Our poor teacher, bless her, said the negation spplied to both verbs. So - "didn't cover well and didn't sleep". But the girl did in point of fact sleep... Mark proposed that the 잘 - well, applied to both verbs as well = "didn't cover well and didn't sleep well". Our teacher said this was not the case. Charlie suggested that, though appended to the second verb, the "않 다" negation applied only to the first verb - "didn't cover well and sleep". That both contradicts our teacher and also makes little sense to me, considering that an essential part of the negation structure - 지 - is suffixally latched onto the verb "to sleep". We ran out theories. I asked for futher examples:
영숙은 펜을 열고 쓰지 않다.
Yeongsuk-subj. pen-obj. open-and write-negation.
Following her directive that both verbs are negative:
Yeongsuk did not open the pen and did not write, with the apparent implication that she *could* not write *because* she did not open the pen. I've no idea if this is a good example, or if this causative relationship is merely logical deduction from the utterance (obviously a closed pen would not write).
Going over it again now, I may have a plausible explanation - I will just have to see if it checks out. If the 고 - and, is not implying a sequential or causative relationship but instead is indicating the *simultaneity* of the actions, then both sentences would make more sense to me: Because I didn't at the same time cover well and sleep. I didn't at the same time uncap the pen and write (even though I tried to write with an uncovered pen). We shall see - I'll update this post after class.)
I think I broke our teacher's brain, and definitely shattered my classmates' patience. Class finished a half an hour later than usual. As usual, however, the most irritating part was not the grammar or Yeongsuk's inability to explain exactly what it was. It was my classmate insisting that I must misunderstand, either the *intended* meaning of the sentence, or the simpler piece of the sentence - the ~지 않다 negation structure. He literally said "I think what you're confused about is simpler than that, this part, the 지 않아, with another verb." And also kept telling me what the sentence, properly translated, meant. I brushed him off with increasing degrees of angry frustration. The child in me - "Don't tell what I do and don't understand! Don't tell me what to do!" *annoyed raspberry*
There you have it: I'm a class-delaying, teacher-stumping, world class linguistic bitch. My true nature revealed! I feel like I've spent half my life either bored or frustrated in language class - in both cases mostly due to my classmates, but often enough because I build comprehension-blocking mountains out of grammatical molehills. Deep breaths.

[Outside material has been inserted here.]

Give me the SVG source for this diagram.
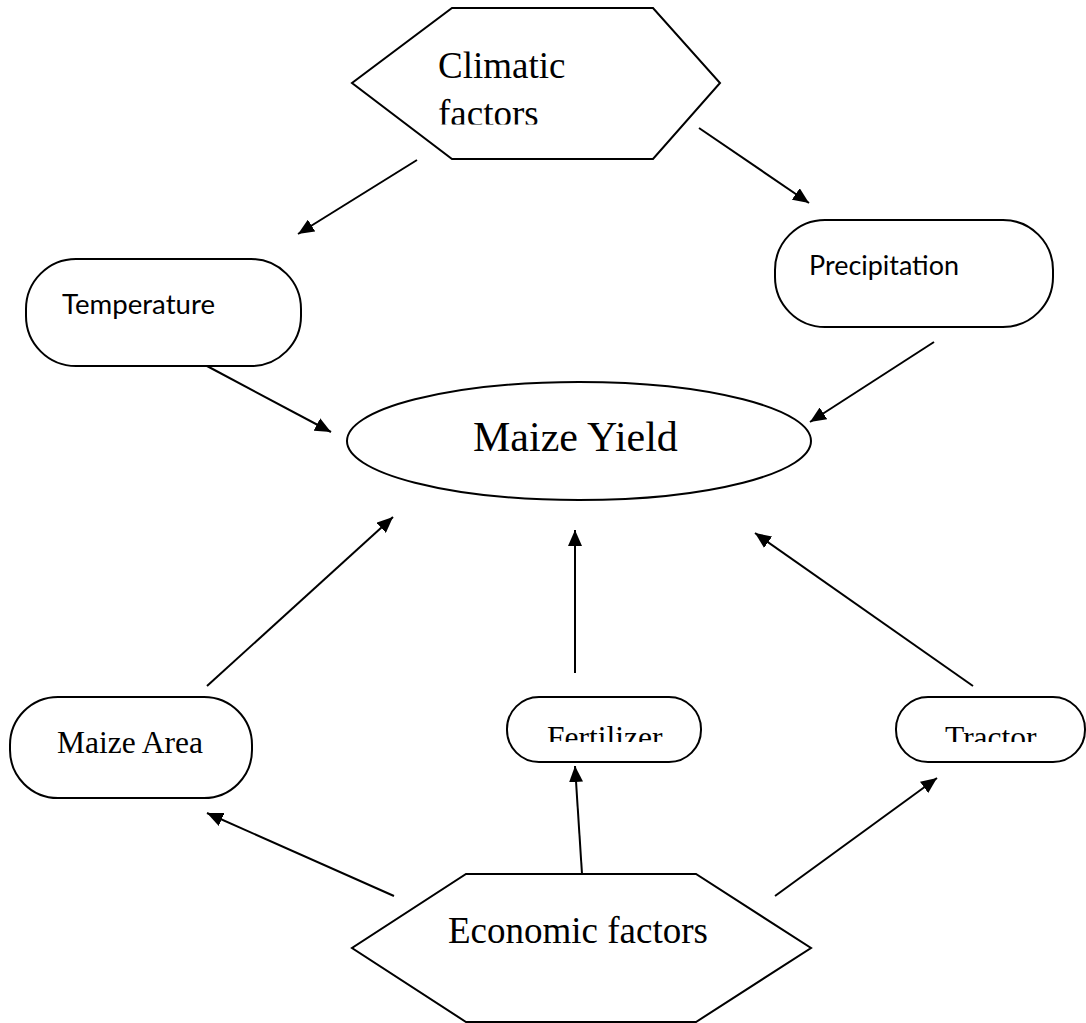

The easiest language class I've ever had, all respect to Alexei Ditter as a professor, was taking Arabic from Abbas Al-Tonsi, since he's not only a native speaker, but also quite literally wrote the book for English speakers learning Arabic. I never had to ask about underlying grammar structures because he not only explained it, but also told us the Arabic names for the grammar structures. I think I know Arabic grammatical terms better than I know English ones. He was so excited to tell us in technical detail about the language, so there were a lot things I've had to beat out of other teachers than he volunteered without my saying a word. Of course, my classmates didn't have quite the same appreciation for it that I did, and class was extremely painful in terms of waiting for other students to come up with the meaning of al-Tonsi's utterances or to come up with a sentence of their own...I just don't understand why people would take a language CLASS if they don't intend to study the material and do well, and -you know- accumulate knowledge? Although I think I made a pretty poor showing in class during my last semester of Chinese. :/
Anyway, I hope today goes more smoothly.